Quoting N231YE (Reply 39): But the FAA should have better-staffed LEX, to reduce the workload off the ATC, so he could have maintained visual with flight 191 during its departure |
Had that even remotely been his job, he would have done so and could have done so. He was not overworked by any stretch of the imagination. There was NO traffic in the area at the time. Nobody arriving. Nobody else departing. The previous departures were several minutes off and already talking to departure control. The guy had various administrative tasks to do, but absolutely nothing pressing to do. He turned to the next task because his JOB was to clear the aircraft for takeoff on the correct runway, which he did. It was not his job to watch them and make sure that they went to the correct runway. In his 17 years in that tower, over thousands of departures, had it been his job this likely would have been the only time he saw this happen. And the "mighta/coulda" stuff really isn't relevant here as to the controller. There was so much more "mighta/coulda" stuff going on that pertained to the actual flight deck crew, so very many signs that they ignored that this wasn't the right runway.
If there's a criticism of the controller to be had, it is that he accepted a "roger" as a readback on the takeoff clearance. He could have demanded a proper readback, but didn't. MAYBE that would have pulled their heads out of their butts, although I think it unlikely. Remember, these guys never lined up and stopped; the captain turned the corner, said "Your aircraft" and the f/o hit the gas. The NTSB has expressly said that they never stopped rolling from the time they left the gate until rotation.

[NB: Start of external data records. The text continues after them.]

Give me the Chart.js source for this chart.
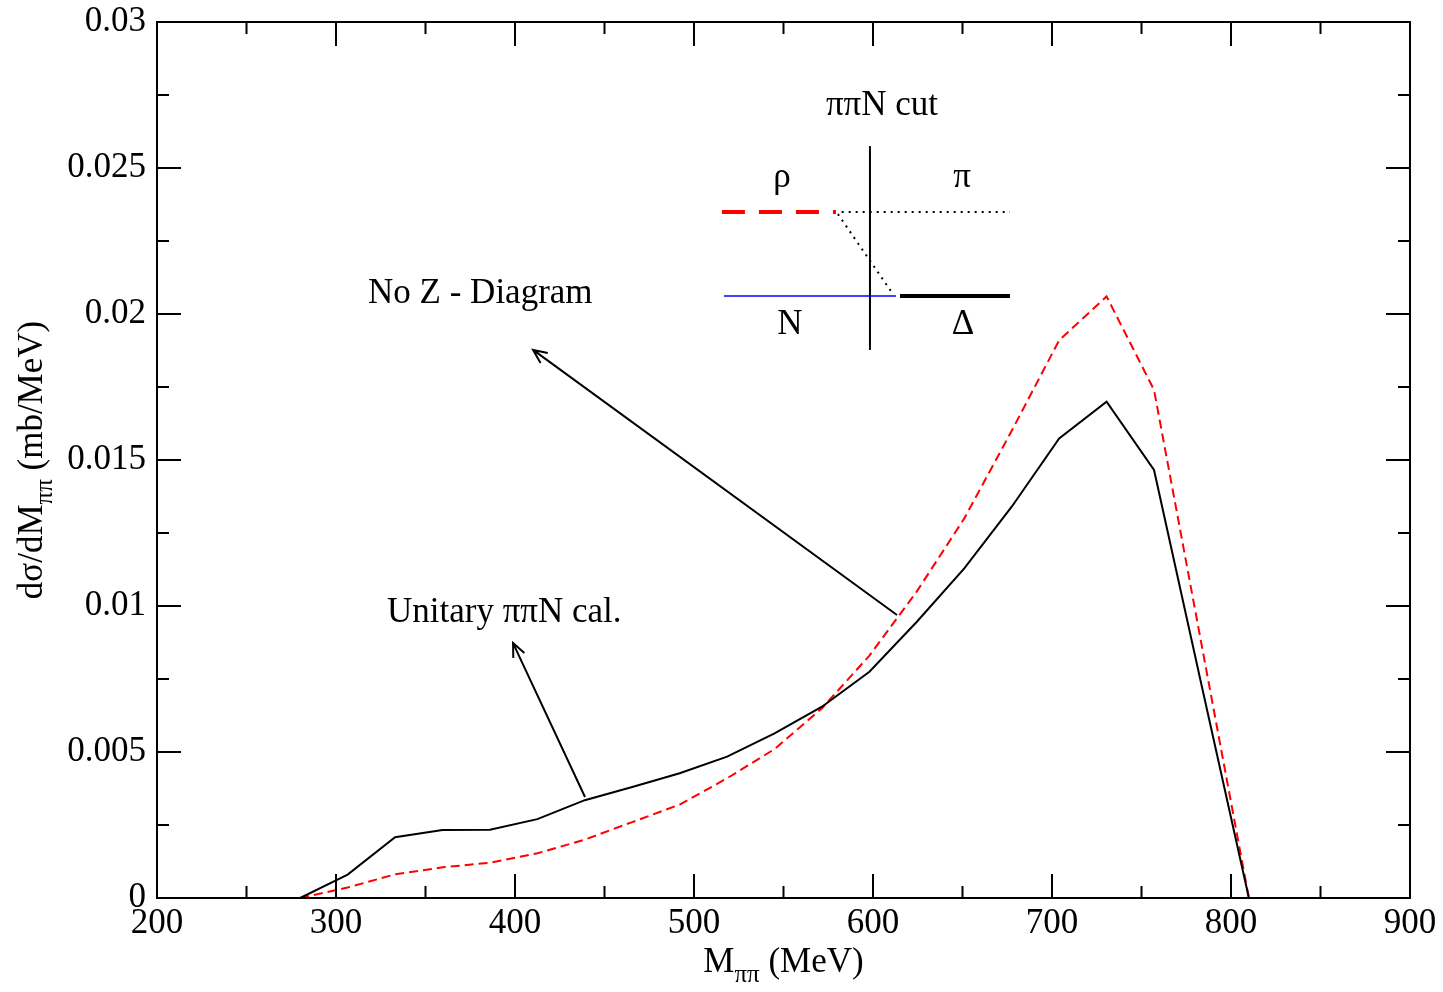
<!DOCTYPE html>
<html>
<head>
<meta charset="utf-8">
<script src="https://cdn.jsdelivr.net/npm/chart.js@4"></script>
<style>
  html, body { margin: 0; padding: 0; background: #fff; }
  #wrap { width: 1443px; height: 992px; }
</style>
</head>
<body>
<div id="wrap"><canvas id="chart" width="1443" height="992"></canvas></div>
<script>
// M_pipi grid (MeV)
const mass = [280, 306.5, 333, 359.5, 386, 412.5, 439, 465.5, 492, 518.5, 545,
              571.5, 598, 624.5, 651, 677.5, 704, 730.5, 757, 783.5, 810];
// unitary pipiN calculation (solid black)
const unitary = [0, 0.0008, 0.00208, 0.00233, 0.00234, 0.0027, 0.00335, 0.0038, 0.00427,
                 0.00484, 0.00564, 0.00655, 0.00775, 0.00946, 0.01129, 0.0134, 0.01574,
                 0.0170, 0.01466, 0.0073, 0];
// no Z-diagram (red dashed)
const noZ = [0, 0.00036, 0.00081, 0.00105, 0.00121, 0.00153, 0.0020, 0.0026, 0.0032,
             0.0041, 0.0051, 0.0065, 0.0083, 0.0105, 0.0130, 0.0160, 0.0191,
             0.0206, 0.0174, 0.0087, 0];
const xTicks = [200, 300, 400, 500, 600, 700, 800, 900];
const yTicks = [0, 0.005, 0.01, 0.015, 0.02, 0.025, 0.03];

const SERIF = '"Liberation Serif", "DejaVu Serif", serif';
const FS = 35;   // main font size
const SUB = 25;  // subscript size

function pts(ys) {
    return mass.map((m, i) => ({ x: m, y: ys[i] }));
}

function arrow(ctx, x1, y1, x2, y2) {
    const a = Math.atan2(y2 - y1, x2 - x1);
    const len = 15, ang = 0.42;
    ctx.beginPath();
    ctx.moveTo(x1, y1);
    ctx.lineTo(x2, y2);
    ctx.moveTo(x2 - len * Math.cos(a - ang), y2 - len * Math.sin(a - ang));
    ctx.lineTo(x2, y2);
    ctx.lineTo(x2 - len * Math.cos(a + ang), y2 - len * Math.sin(a + ang));
    ctx.stroke();
}

// draws "main" + subscript + rest starting at x (left aligned, baseline y)
function subText(ctx, x, y, main, sub, rest) {
    ctx.textAlign = 'left';
    ctx.textBaseline = 'alphabetic';
    ctx.font = FS + 'px ' + SERIF;
    ctx.fillText(main, x, y);
    x += ctx.measureText(main).width;
    ctx.font = SUB + 'px ' + SERIF;
    ctx.fillText(sub, x, y + 10);
    x += ctx.measureText(sub).width;
    ctx.font = FS + 'px ' + SERIF;
    ctx.fillText(rest, x, y);
}
function subWidth(ctx, main, sub, rest) {
    ctx.font = FS + 'px ' + SERIF;
    let w = ctx.measureText(main).width + ctx.measureText(rest).width;
    ctx.font = SUB + 'px ' + SERIF;
    return w + ctx.measureText(sub).width;
}

const decor = {
    id: 'decor',
    afterDatasetsDraw(chart) {
        const ctx = chart.ctx;
        const xs = chart.scales.x, ys = chart.scales.y;
        const a = chart.chartArea;
        const X = v => xs.getPixelForValue(v);
        const Y = v => ys.getPixelForValue(v);
        ctx.save();
        ctx.strokeStyle = '#000';
        ctx.fillStyle = '#000';
        ctx.lineWidth = 2;
        ctx.setLineDash([]);

        // frame
        ctx.strokeRect(a.left, a.top, a.right - a.left, a.bottom - a.top);

        // inward ticks on all four sides
        ctx.beginPath();
        for (let v = 200; v <= 900; v += 50) {
            const p = X(v), l = (v % 100 === 0) ? 24 : 12;
            ctx.moveTo(p, a.bottom); ctx.lineTo(p, a.bottom - l);
            ctx.moveTo(p, a.top); ctx.lineTo(p, a.top + l);
        }
        for (let i = 0; i <= 12; i++) {
            const p = Y(i * 0.0025), l = (i % 2 === 0) ? 24 : 12;
            ctx.moveTo(a.left, p); ctx.lineTo(a.left + l, p);
            ctx.moveTo(a.right, p); ctx.lineTo(a.right - l, p);
        }
        ctx.stroke();

        // annotations
        ctx.font = FS + 'px ' + SERIF;
        ctx.textAlign = 'left';
        ctx.textBaseline = 'middle';
        ctx.fillText('No Z - Diagram', X(317.9), Y(0.0207));
        ctx.fillText('Unitary \u03c0\u03c0N cal.', X(328.5), Y(0.00976));
        ctx.lineWidth = 2;
        arrow(ctx, X(613.4), Y(0.00969), X(410.1), Y(0.01877));
        arrow(ctx, X(439.1), Y(0.00346), X(398.9), Y(0.00873));

        // inset diagram
        ctx.textAlign = 'center';
        ctx.fillText('\u03c0\u03c0N cut', X(605.0), Y(0.02712));
        ctx.fillText('\u03c1', X(549.2), Y(0.02468));
        ctx.fillText('\u03c0', X(649.7), Y(0.02468));
        ctx.fillText('N', X(553.6), Y(0.01962));
        ctx.fillText('\u0394', X(650.3), Y(0.01962));

        ctx.lineWidth = 2;
        ctx.beginPath();
        ctx.moveTo(X(598.3), Y(0.02575)); ctx.lineTo(X(598.3), Y(0.01877));
        ctx.stroke();

        ctx.strokeStyle = '#ff0000';
        ctx.lineWidth = 4;
        ctx.setLineDash([23, 14]);
        ctx.beginPath();
        ctx.moveTo(X(515.6), Y(0.02349)); ctx.lineTo(X(579.3), Y(0.02349));
        ctx.stroke();

        ctx.strokeStyle = '#000';
        ctx.lineWidth = 2;
        ctx.setLineDash([2, 5]);
        ctx.beginPath();
        ctx.moveTo(X(582.5), Y(0.02349)); ctx.lineTo(X(676.5), Y(0.02349));
        ctx.moveTo(X(580.4), Y(0.02342)); ctx.lineTo(X(611.2), Y(0.02068));
        ctx.stroke();

        ctx.setLineDash([]);
        ctx.strokeStyle = '#0000ff';
        ctx.lineWidth = 1.5;
        ctx.beginPath();
        ctx.moveTo(X(516.8), Y(0.02062)); ctx.lineTo(X(612.8), Y(0.02062));
        ctx.stroke();

        ctx.strokeStyle = '#000';
        ctx.lineWidth = 4;
        ctx.beginPath();
        ctx.moveTo(X(615.1), Y(0.02062)); ctx.lineTo(X(676.5), Y(0.02062));
        ctx.stroke();

        // axis titles with subscripts
        const xt = subWidth(ctx, 'M', '\u03c0\u03c0', ' (MeV)');
        subText(ctx, (a.left + a.right) / 2 - xt / 2, 972, 'M', '\u03c0\u03c0', ' (MeV)');

        ctx.save();
        ctx.translate(42, (a.top + a.bottom) / 2);
        ctx.rotate(-Math.PI / 2);
        const yt = subWidth(ctx, 'd\u03c3/dM', '\u03c0\u03c0', ' (mb/MeV)');
        subText(ctx, -yt / 2, 0, 'd\u03c3/dM', '\u03c0\u03c0', ' (mb/MeV)');
        ctx.restore();

        ctx.restore();
    }
};

new Chart(document.getElementById('chart'), {
    type: 'line',
    data: {
        datasets: [
            {
                label: 'Unitary \u03c0\u03c0N cal.',
                data: pts(unitary),
                borderColor: '#000000',
                borderWidth: 2,
                pointRadius: 0,
                tension: 0,
                fill: false
            },
            {
                label: 'No Z - Diagram',
                data: pts(noZ),
                borderColor: '#ff0000',
                borderWidth: 2,
                borderDash: [9, 5],
                pointRadius: 0,
                tension: 0,
                fill: false
            }
        ]
    },
    options: {
        responsive: false,
        animation: false,
        devicePixelRatio: 1,
        layout: { padding: { top: 22, right: 33, left: 0, bottom: 0 } },
        plugins: {
            legend: { display: false },
            tooltip: { enabled: false }
        },
        scales: {
            x: {
                type: 'linear',
                min: 200,
                max: 900,
                afterBuildTicks: s => { s.ticks = xTicks.map(v => ({ value: v })); },
                afterFit: s => { s.height = 94; s.paddingLeft = 0; s.paddingRight = 0; },
                grid: { display: false },
                border: { display: false },
                ticks: {
                    color: '#000',
                    padding: -3,
                    maxRotation: 0,
                    font: { family: SERIF, size: FS }
                }
            },
            y: {
                type: 'linear',
                min: 0,
                max: 0.03,
                afterBuildTicks: s => { s.ticks = yTicks.map(v => ({ value: v })); },
                afterFit: s => { s.width = 157; s.paddingTop = 0; s.paddingBottom = 0; },
                grid: { display: false },
                border: { display: false },
                ticks: {
                    color: '#000',
                    padding: 3,
                    font: { family: SERIF, size: FS },
                    callback: v => String(Number(v.toFixed(4)))
                }
            }
        }
    },
    plugins: [decor]
});
</script>
</body>
</html>
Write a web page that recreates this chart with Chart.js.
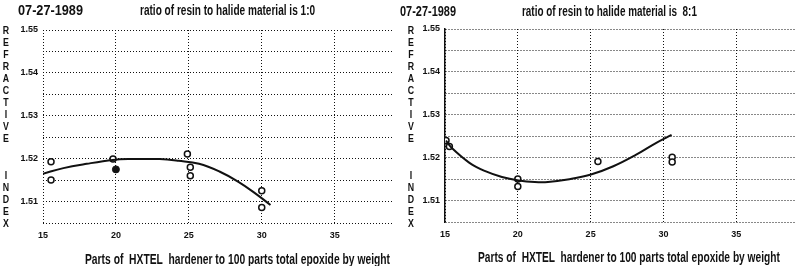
<!DOCTYPE html>
<html>
<head>
<meta charset="utf-8">
<script src="https://cdn.jsdelivr.net/npm/chart.js@4"></script>
<style>
  html, body { margin: 0; padding: 0; background: #fff; }
  body { width: 800px; height: 266px; position: relative; overflow: hidden;
         font-family: 'Liberation Sans', Arial, sans-serif; color: #111; }
  .panel { position: absolute; top: 0; width: 400px; height: 266px; }
  .txt { position: absolute; white-space: pre; font-weight: bold; transform-origin: 0 0; }
  .date { font-size: 15px; line-height: 15px; }
  .ratio { font-size: 14px; line-height: 14px; }
  .xt { font-size: 15px; line-height: 15px; }
  .vlab { position: absolute; width: 10px; text-align: center; font-weight: bold; font-size: 11px; line-height: 12px;
          transform: scaleX(0.8); }
</style>
</head>
<body>
<div class="panel" style="left:0"><canvas id="left"></canvas></div>
<div class="panel" style="left:400px"><canvas id="right"></canvas></div>

<div class="txt date" data-w="65" style="left:18px;top:2px">07-27-1989</div>
<div class="txt ratio" data-w="175" style="left:140px;top:3px">ratio of resin to halide material is 1:0</div>
<div class="txt date" data-w="56" style="left:400px;top:3px">07-27-1989</div>
<div class="txt ratio" data-w="175" style="left:522px;top:4px">ratio of resin to halide material is  8:1</div>
<div class="txt xt" data-w="305" style="left:85px;top:251px">Parts of  HXTEL  hardener to 100 parts total epoxide by weight</div>
<div class="txt xt" data-w="302" style="left:478px;top:249px">Parts of  HXTEL  hardener to 100 parts total epoxide by weight</div>
<div class="vlab" style="left:1px;top:24px">R<br>E<br>F<br>R<br>A<br>C<br>T<br>I<br>V<br>E</div>
<div class="vlab" style="left:1px;top:169px">I<br>N<br>D<br>E<br>X</div>
<div class="vlab" style="left:406px;top:24px">R<br>E<br>F<br>R<br>A<br>C<br>T<br>I<br>V<br>E</div>
<div class="vlab" style="left:406px;top:169px">I<br>N<br>D<br>E<br>X</div>

<script>
// Refractive index vs. HXTEL hardener content, two resin/halide ratios.

const xTicks = [15, 20, 25, 30, 35];
const yGrid = [1.505, 1.51, 1.515, 1.52, 1.525, 1.53, 1.535, 1.54, 1.545, 1.55];
const yLabels = ['', '1.51', '', '1.52', '', '1.53', '', '1.54', '', '1.55'];

// ratio 1:0
const leftCurveX = [15, 16.4, 18.0, 19.8, 20.9, 23.0, 24.3, 25.7, 27.1, 28.4, 29.6, 30.6];
const leftCurveY = [1.5165, 1.5178, 1.5188, 1.5197, 1.5199, 1.5199, 1.5195, 1.5188, 1.5170, 1.5146, 1.5118, 1.5092];
const leftOpenX = [15.55, 15.55, 19.8, 24.9, 25.1, 25.1, 30.0, 30.0];
const leftOpenY = [1.5193, 1.5150, 1.5199, 1.5211, 1.5180, 1.5160, 1.5125, 1.5086];
const leftFilledX = [20.0];
const leftFilledY = [1.5175];

// ratio 8:1
const rightCurveX = [15.07, 15.45, 16.68, 17.81, 18.91, 20.05, 21.17, 22.07, 23.42, 24.97, 26.56, 28.13, 29.48, 30.56];
const rightCurveY = [1.5240, 1.5223, 1.5188, 1.5168, 1.5155, 1.5147, 1.5143, 1.5143, 1.5149, 1.5160, 1.5180, 1.5207, 1.5234, 1.5253];
const rightOpenX = [15.07, 15.3, 20.0, 20.0, 25.5, 30.6, 30.6];
const rightOpenY = [1.5240, 1.5226, 1.5150, 1.5133, 1.5191, 1.5201, 1.5190];

const INK = '#111';
const FAMILY = "'Liberation Sans', Arial, sans-serif";

// squeeze the heading texts to the narrow widths of the original print
document.querySelectorAll('.txt').forEach((el) => {
  const w = el.getBoundingClientRect().width;
  el.style.transform = `scaleX(${(+el.dataset.w / w).toFixed(3)})`;
});

function pts(xs, ys) {
  return xs.map((x, i) => ({ x, y: ys[i] }));
}

function makeChart(id, curve, open, filled, box) {
  const datasets = [
    { data: curve, showLine: true, borderColor: INK, borderWidth: 2, pointRadius: 0, tension: 0.4 },
    { data: open, showLine: false, pointRadius: 3, borderWidth: 1.5, borderColor: INK, backgroundColor: '#fff' },
  ];
  if (filled.length) {
    datasets.push({ data: filled, showLine: false, pointRadius: 3.5, borderWidth: 1, borderColor: INK, backgroundColor: INK });
  }
  return new Chart(document.getElementById(id), {
    type: 'scatter',
    data: { datasets },
    options: {
      responsive: true,
      maintainAspectRatio: false,
      animation: false,
      layout: { padding: { top: box.top, right: box.right, left: 0, bottom: 0 } },
      plugins: { legend: { display: false }, tooltip: { enabled: false } },
      scales: {
        x: {
          type: 'linear', min: 15, max: 39,
          afterBuildTicks: (s) => { s.ticks = xTicks.map((v) => ({ value: v })); },
          afterFit: (s) => { s.height = box.xh; },
          grid: { color: INK, lineWidth: 1, drawTicks: false },
          border: { display: false, dash: [1, 2] },
          ticks: { color: INK, padding: 7, font: { family: FAMILY, size: 9, weight: 'bold' }, maxRotation: 0 },
        },
        y: {
          type: 'linear', min: 1.505, max: 1.55,
          afterBuildTicks: (s) => { s.ticks = yGrid.map((v) => ({ value: v })); },
          afterFit: (s) => { s.width = box.yw; },
          grid: { color: INK, lineWidth: 1, drawTicks: false },
          border: { display: box.solidAxis, color: INK, width: 1.5, dash: [1, 2] },
          ticks: {
            color: INK, padding: 5, font: { family: FAMILY, size: 9, weight: 'bold' },
            callback: (v, i) => yLabels[i],
          },
        },
      },
    },
  });
}

makeChart('left', pts(leftCurveX, leftCurveY), pts(leftOpenX, leftOpenY), pts(leftFilledX, leftFilledY),
  { top: 30, right: 7, yw: 43, xh: 43, solidAxis: false });
makeChart('right', pts(rightCurveX, rightCurveY), pts(rightOpenX, rightOpenY), [],
  { top: 29, right: 0, yw: 45, xh: 44, solidAxis: true });
</script>
</body>
</html>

If there's a legitimate human factors issue in all of this discussion, it's a rolling transfer of control. Quite possibly the f/o was doing other things while the captain was taxiing, and wasn't paying attention as to what runway the cap lined him up on. That, in my view, is a legitimate CRM/Human Factors issue: should rolling departures be permitted when they involve a transfer of control? Should the f/o, upon taking control, be required to go through some minimal challenge/response protocol to ensure that certain things are proper? Probably not, actually, as a proper predeparture briefing should have covered all those things already. The rest of this stuff is just insignificant. Hell, they ignored the runway signs with the big numbers on them, the runway lights, the numbers painted on the runway, the surface of the runway, the width of the runway, the nature of the runway lighting or absence thereof, the fact that they CROSSED a properly-lit runway on departure, while knowing that
LEX has only one runway that they could use, and on and on. It's exactly what Thirty-Echo says, and very little more.
I still wonder what that poor Airtran f/o who lived in
LEX, sitting in the back because he wasn't jumpseat-qualified on Comair, thought during those few seconds that he had to realize that these boneheads were departing on the wrong runway.